> _Aim of the task_: Print, word for word, the opening line of the data below and every line after it through the line that contains "0.340, 0.346, 0.334]", but not the pictures.

> _Collected data_:
-- Begin --

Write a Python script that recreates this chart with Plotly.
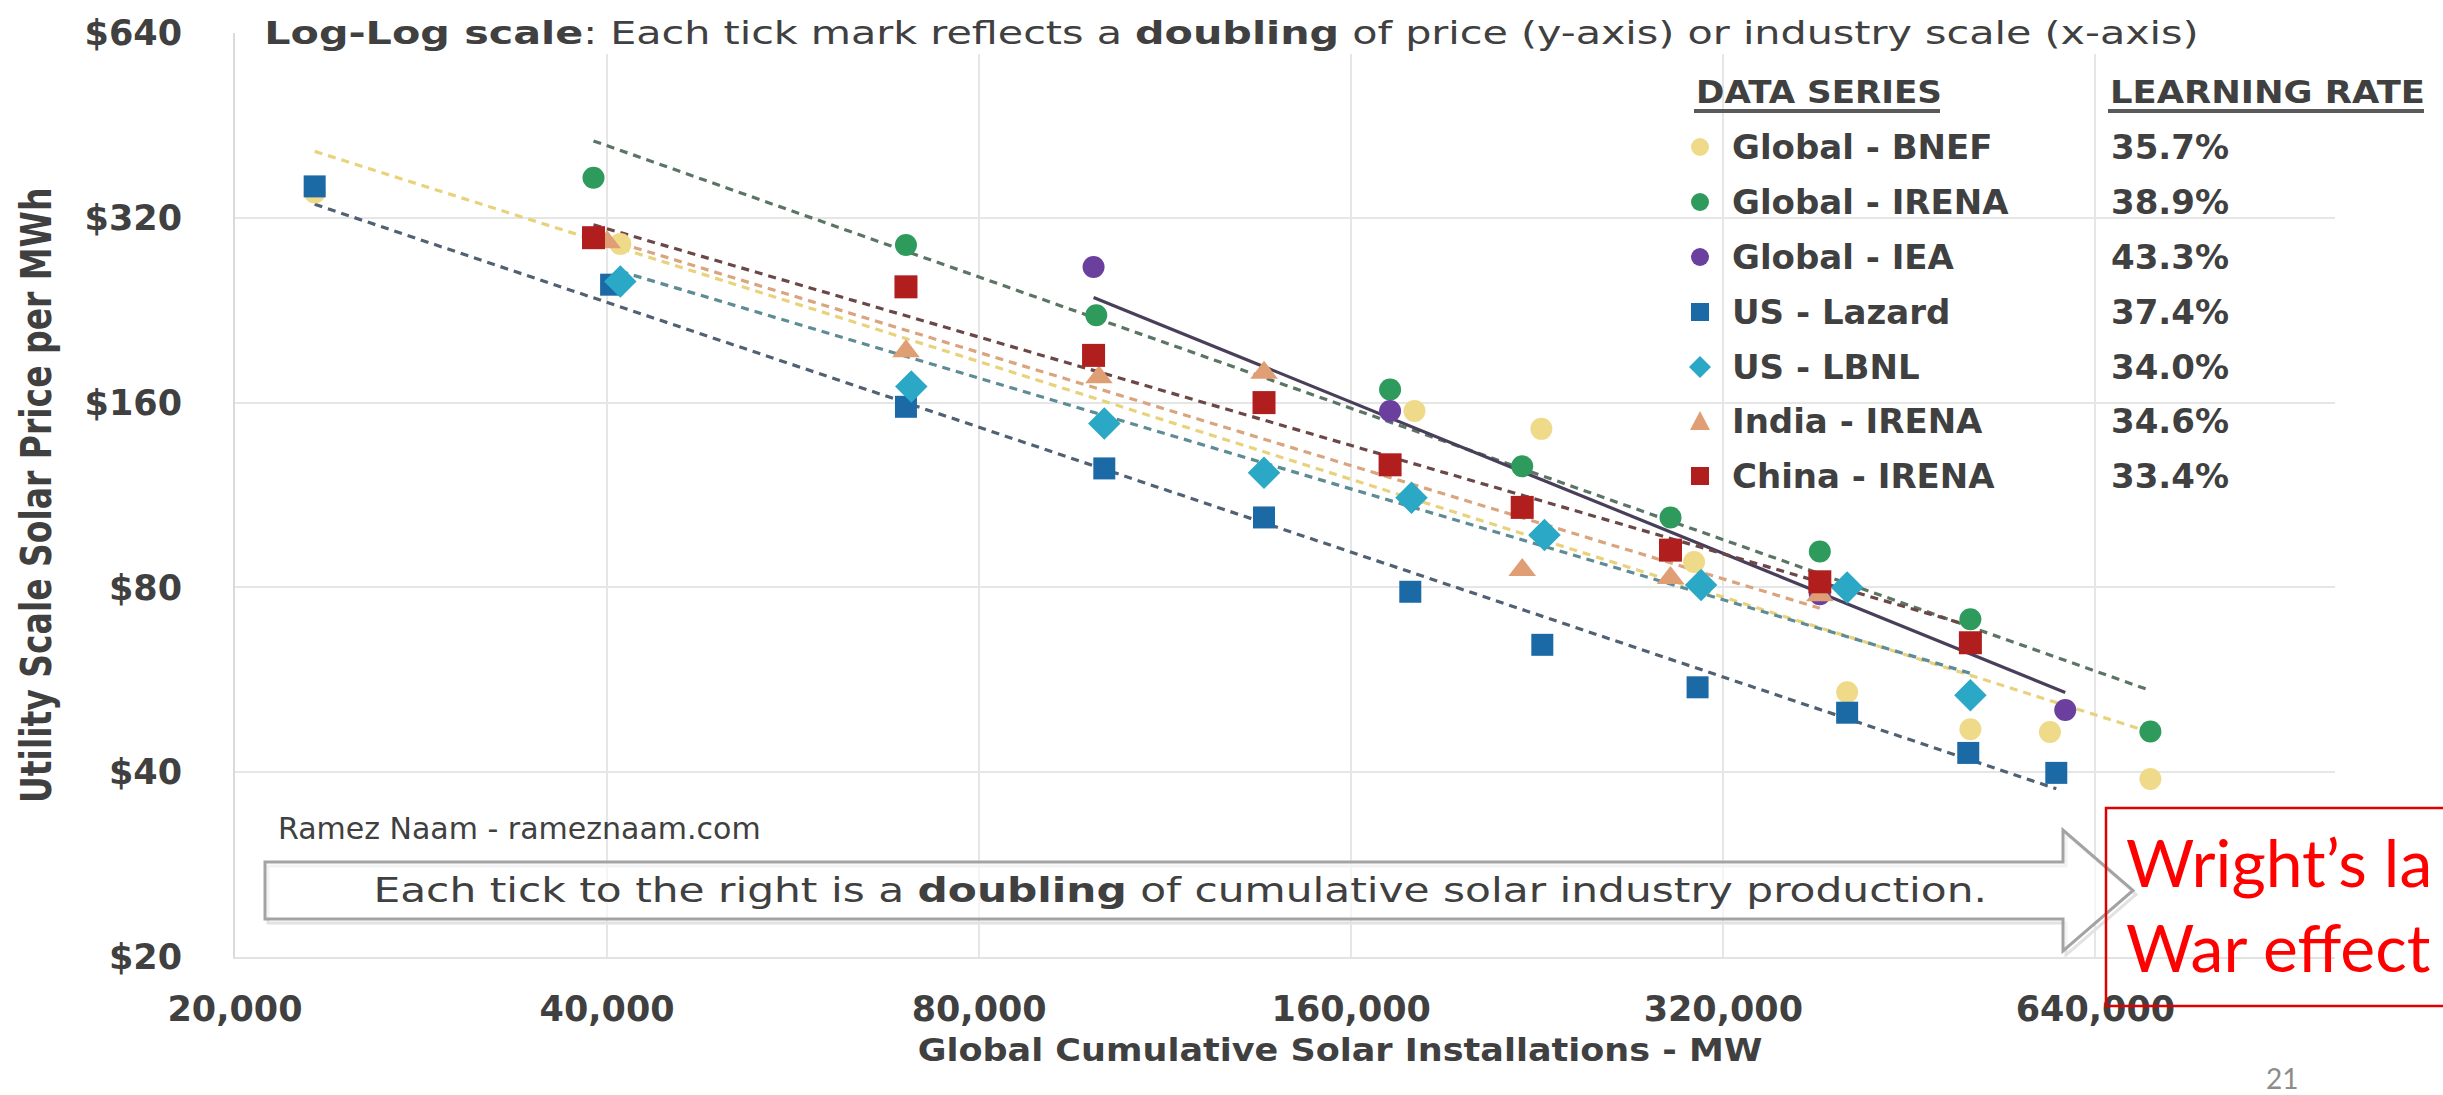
import json
import math
import plotly.graph_objects as go

# ---------------------------------------------------------------------------
# Utility-scale solar price vs. global cumulative installations (log-log)
# ---------------------------------------------------------------------------
series_names = ["Global - BNEF", "Global - IRENA", "Global - IEA", "US - Lazard",
                "US - LBNL", "India - IRENA", "China - IRENA"]
learning_rates = [0.357, 0.389, 0.433, 0.374, 0.340, 0.346, 0.334]

# Global cumulative solar installations (MW) for each price observation
bnef_mw = [23200, 41000, 180000, 228000, 303000, 403000, 507000, 588000, 709000]
irena_mw = [39000, 69800, 99500, 172000, 220000, 290000, 383000, 507000, 709000]
iea_mw = [99000, 172000, 290000, 383000, 605000]
lazard_mw = [23200, 40300, 69800, 101000, 136000, 178600, 228400, 305000, 403000, 505000, 595000]
lbnl_mw = [41000, 70500, 101000, 136000, 179000, 229300, 307000, 403000, 507000]
india_mw = [40000, 69800, 100000, 136000, 220000, 290000, 383000]
china_mw = [39000, 69800, 99000, 136000, 172000, 220000, 290000, 383000, 507000]

# Utility-scale solar price ($/MWh)
bnef_price = [352, 290, 155, 145, 88, 54, 47, 46.5, 39]
irena_price = [372, 289, 222, 168, 126, 104, 91.5, 71, 46.6]
iea_price = [266, 155, 92, 78, 50.5]
lazard_price = [360, 249, 157.5, 125, 104, 78.7, 64.5, 55, 50, 43, 39.9]
lbnl_price = [252, 170, 148, 123, 112, 97.4, 80.7, 80, 53.4]
india_price = [292, 194, 176, 179, 85.4, 82.9, 77.7]
china_price = [297, 247, 191, 160, 126.7, 108, 92, 81.7, 65]

# Axis ticks: every tick is a doubling
x_tick_vals = [20000, 40000, 80000, 160000, 320000, 640000]
x_tick_text = ["20,000", "40,000", "80,000", "160,000", "320,000", "640,000"]
y_tick_vals = [20, 40, 80, 160, 320, 640]
y_tick_text = ["$20", "$40", "$80", "$160", "$320", "$640"]
x_axis_min, x_axis_max = 20000, 1000000
y_axis_min, y_axis_max = 20, 640

series_mw = [bnef_mw, irena_mw, iea_mw, lazard_mw, lbnl_mw, india_mw, china_mw]
series_price = [bnef_price, irena_price, iea_price, lazard_price, lbnl_price, india_price, china_price]

marker_colors = ["#EEDA88", "#2E9A5C", "#6A3F9E", "#1B6AA6", "#2AA8C6", "#E09E74", "#B01E1E"]
marker_symbols = ["circle", "circle", "circle", "square", "diamond", "triangle-up", "square"]
marker_sizes = [22, 22, 22, 22, 25, 24, 23]
trend_colors = ["#E9D27C", "#5B7565", "#4A3F5A", "#4F6172", "#5E8C96", "#D9A47E", "#6B4747"]
trend_dashes = ["8px,6px", "8px,6px", "solid", "8px,6px", "8px,6px", "8px,6px", "8px,6px"]

FONT = "DejaVu Sans"
TEXT = "#404040"

FIG_W, FIG_H = 2443, 1095
ML, MR, MT, MB = 235, 108, 33, 138
PW, PH = FIG_W - ML - MR, FIG_H - MT - MB


def px(x):
    """pixel column -> paper x"""
    return (x - ML) / PW


def py(y):
    """pixel row -> paper y"""
    return (FIG_H - MB - y) / PH


def poly(points):
    return "M " + " L ".join(f"{px(a):.5f},{py(b):.5f}" for a, b in points) + " Z"


def power_trend(xs, ys, lr):
    """Wright's-law fit: slope fixed by the learning rate, intercept by least squares."""
    b = math.log2(1 - lr)
    lx = [math.log2(v) for v in xs]
    ly = [math.log2(v) for v in ys]
    a = sum(ly) / len(ly) - b * sum(lx) / len(lx)
    x0, x1 = min(xs), max(xs)
    return [x0, x1], [2 ** (a + b * math.log2(x0)), 2 ** (a + b * math.log2(x1))]


fig = go.Figure()

# trendlines first, markers on top
for name, xs, ys, lr, col, dash in zip(series_names, series_mw, series_price,
                                       learning_rates, trend_colors, trend_dashes):
    tx, ty = power_trend(xs, ys, lr)
    fig.add_trace(go.Scatter(x=tx, y=ty, mode="lines", showlegend=False, hoverinfo="skip",
                             line=dict(color=col, width=3.2, dash=dash)))

for name, xs, ys, col, sym, size in zip(series_names, series_mw, series_price,
                                        marker_colors, marker_symbols, marker_sizes):
    fig.add_trace(go.Scatter(x=xs, y=ys, mode="markers", name=name, showlegend=False,
                             marker=dict(color=col, symbol=sym, size=size, line=dict(width=0))))

annotations = []
shapes = []

# chart header sits in a white text box over the top gridline
shapes.append(dict(type="rect", xref="paper", yref="paper",
                   x0=px(252), x1=px(2205), y0=py(54), y1=py(12),
                   fillcolor="white", line=dict(width=0), layer="above"))
annotations.append(dict(
    text="<b>Log-Log scale</b>: Each tick mark reflects a <b>doubling</b> of price (y-axis) "
         "or industry scale (x-axis)",
    x=px(262), y=py(33), xref="paper", yref="paper", xanchor="left", yanchor="middle",
    showarrow=False, font=dict(family=FONT, size=32, color=TEXT)))

# axis titles
annotations.append(dict(
    text="<b>Utility Scale Solar Price per MWh</b>", textangle=-90,
    x=px(36), y=py(495), xref="paper", yref="paper", xanchor="center", yanchor="middle",
    showarrow=False, font=dict(family=FONT, size=33, color=TEXT)))
annotations.append(dict(
    text="<b>Global Cumulative Solar Installations - MW</b>",
    x=px(1340), y=py(1050), xref="paper", yref="paper", xanchor="center", yanchor="middle",
    showarrow=False, font=dict(family=FONT, size=32, color=TEXT)))

# credit + doubling arrow
annotations.append(dict(
    text="Ramez Naam - rameznaam.com",
    x=px(276), y=py(828), xref="paper", yref="paper", xanchor="left", yanchor="middle",
    showarrow=False, font=dict(family=FONT, size=30, color=TEXT)))
arrow_pts = [(265, 862), (2063, 862), (2063, 830), (2133, 890.5), (2063, 951), (2063, 919), (265, 919)]
shapes.append(dict(type="path", xref="paper", yref="paper", path=poly([(x + 3, y + 4) for x, y in arrow_pts]),
                   line=dict(color="#E2E2E2", width=3), fillcolor="rgba(0,0,0,0)", layer="above"))
shapes.append(dict(type="path", xref="paper", yref="paper", path=poly(arrow_pts),
                   line=dict(color="#A3A3A3", width=3), fillcolor="rgba(255,255,255,0.6)", layer="above"))
annotations.append(dict(
    text="Each tick to the right is a <b>doubling</b> of cumulative solar industry production.",
    x=px(1180), y=py(890), xref="paper", yref="paper", xanchor="center", yanchor="middle",
    showarrow=False, font=dict(family=FONT, size=33, color=TEXT)))

# legend table: headers
for label, left, right in [("DATA SERIES", 1694, 1940), ("LEARNING RATE", 2108, 2424)]:
    annotations.append(dict(
        text=f"<b>{label}</b>", x=px(left), y=py(92), xref="paper", yref="paper",
        xanchor="left", yanchor="middle", showarrow=False,
        font=dict(family=FONT, size=32, color=TEXT)))
    shapes.append(dict(type="line", xref="paper", yref="paper",
                       x0=px(left), x1=px(right), y0=py(111), y1=py(111),
                       line=dict(color="#5A5A5A", width=4)))

# legend table: rows
row_y = [147, 202, 257, 312, 367, 421, 476]
mx, r = 1700, 9
for name, lr, col, sym, yy in zip(series_names, learning_rates, marker_colors, marker_symbols, row_y):
    if sym in ("circle", "square"):
        shapes.append(dict(type="circle" if sym == "circle" else "rect", xref="paper", yref="paper",
                           x0=px(mx - r), x1=px(mx + r), y0=py(yy + r), y1=py(yy - r),
                           fillcolor=col, line=dict(width=0)))
    elif sym == "diamond":
        pts = [(mx, yy - r - 2), (mx + r + 2, yy), (mx, yy + r + 2), (mx - r - 2, yy)]
        shapes.append(dict(type="path", xref="paper", yref="paper", path=poly(pts),
                           fillcolor=col, line=dict(width=0)))
    else:
        pts = [(mx, yy - r - 1), (mx + r + 1, yy + r), (mx - r - 1, yy + r)]
        shapes.append(dict(type="path", xref="paper", yref="paper", path=poly(pts),
                           fillcolor=col, line=dict(width=0)))
    annotations.append(dict(
        text=f"<b>{name}</b>", x=px(1730), y=py(yy), xref="paper", yref="paper",
        xanchor="left", yanchor="middle", showarrow=False,
        font=dict(family=FONT, size=34, color=TEXT)))
    annotations.append(dict(
        text=f"<b>{lr * 100:.1f}%</b>", x=px(2109), y=py(yy), xref="paper", yref="paper",
        xanchor="left", yanchor="middle", showarrow=False,
        font=dict(family=FONT, size=34, color=TEXT)))

# slide call-out
shapes.append(dict(type="rect", xref="paper", yref="paper",
                   x0=px(2106), x1=px(2460), y0=py(1006), y1=py(808),
                   line=dict(color="#E00000", width=2.5), fillcolor="rgba(0,0,0,0)"))
for txt, yy in [("Wright’s la", 861), ("War effect", 946)]:
    annotations.append(dict(
        text=txt, x=px(2124), y=py(yy), xref="paper", yref="paper",
        xanchor="left", yanchor="middle", showarrow=False,
        font=dict(family="Lato", size=66, color="#FF0000")))
annotations.append(dict(
    text="21", x=px(2282), y=py(1078), xref="paper", yref="paper",
    xanchor="center", yanchor="middle", showarrow=False,
    font=dict(family="Lato", size=28, color="#8C8C8C")))

fig.update_layout(
    width=FIG_W, height=FIG_H,
    margin=dict(l=ML, r=MR, t=MT, b=MB, pad=0),
    paper_bgcolor="white", plot_bgcolor="white",
    showlegend=False,
    annotations=annotations, shapes=shapes,
    xaxis=dict(type="log", range=[math.log10(x_axis_min), math.log10(x_axis_max)],
               tickvals=x_tick_vals, ticktext=x_tick_text, ticks="",
               showgrid=True, gridcolor="#E6E6E6", gridwidth=2, zeroline=False,
               showline=True, linecolor="#E2E2E2", linewidth=2, automargin=False,
               ticklabelstandoff=20,
               tickfont=dict(family=FONT, size=35, color=TEXT, weight="bold")),
    yaxis=dict(type="log", range=[math.log10(y_axis_min), math.log10(y_axis_max)],
               tickvals=y_tick_vals, ticktext=y_tick_text, ticks="",
               showgrid=True, gridcolor="#E6E6E6", gridwidth=2, zeroline=False,
               showline=True, linecolor="#DADADA", linewidth=2, automargin=False,
               ticklabelstandoff=44,
               tickfont=dict(family=FONT, size=35, color=TEXT, weight="bold")),
)

# The chart's lettering is set wide: widen selected text runs.
#   "left"/"center": target width in px along the line, anchor kept fixed
#   "thick": factor applied across the line (for the rotated axis title)
text_widths = [
    ["Log-Log scale", 1935, "left"],
    ["Each tick to the right", 1614, "center"],
    ["Global Cumulative Solar", 845, "center"],
    ["DATA SERIES", 246, "left"],
    ["LEARNING RATE", 315, "left"],
    ["Utility Scale Solar", 1.3, "thick"],
]
widen_js = """
var gd = document.getElementById('{plot_id}');
var rules = RULES;
gd.querySelectorAll('text').forEach(function (t) {
  var s = t.textContent || '';
  for (var i = 0; i < rules.length; i++) {
    var r = rules[i];
    if (s.indexOf(r[0]) !== 0) continue;
    var bb = t.getBBox();
    if (!bb.width) return;
    var tr = t.getAttribute('transform') || '';
    var m;
    if (r[2] === 'thick') {
      var cy = bb.y + bb.height / 2;
      m = ' translate(0 ' + cy + ') scale(1 ' + r[1] + ') translate(0 ' + (-cy) + ')';
    } else {
      var k = r[1] / bb.width;
      var cx = r[2] === 'left' ? bb.x : bb.x + bb.width / 2;
      m = ' translate(' + cx + ' 0) scale(' + k + ' 1) translate(' + (-cx) + ' 0)';
    }
    t.setAttribute('transform', (tr + m).trim());
    return;
  }
});
""".replace("RULES", json.dumps(text_widths))

fig.write_html("out.html", post_script=widen_js)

-- End --

> _Solution for this problem_:
Write a Python script that recreates this chart with Plotly.
import json
import math
import plotly.graph_objects as go

# ---------------------------------------------------------------------------
# Utility-scale solar price vs. global cumulative installations (log-log)
# ---------------------------------------------------------------------------
series_names = ["Global - BNEF", "Global - IRENA", "Global - IEA", "US - Lazard",
                "US - LBNL", "India - IRENA", "China - IRENA"]
learning_rates = [0.357, 0.389, 0.433, 0.374, 0.340, 0.346, 0.334]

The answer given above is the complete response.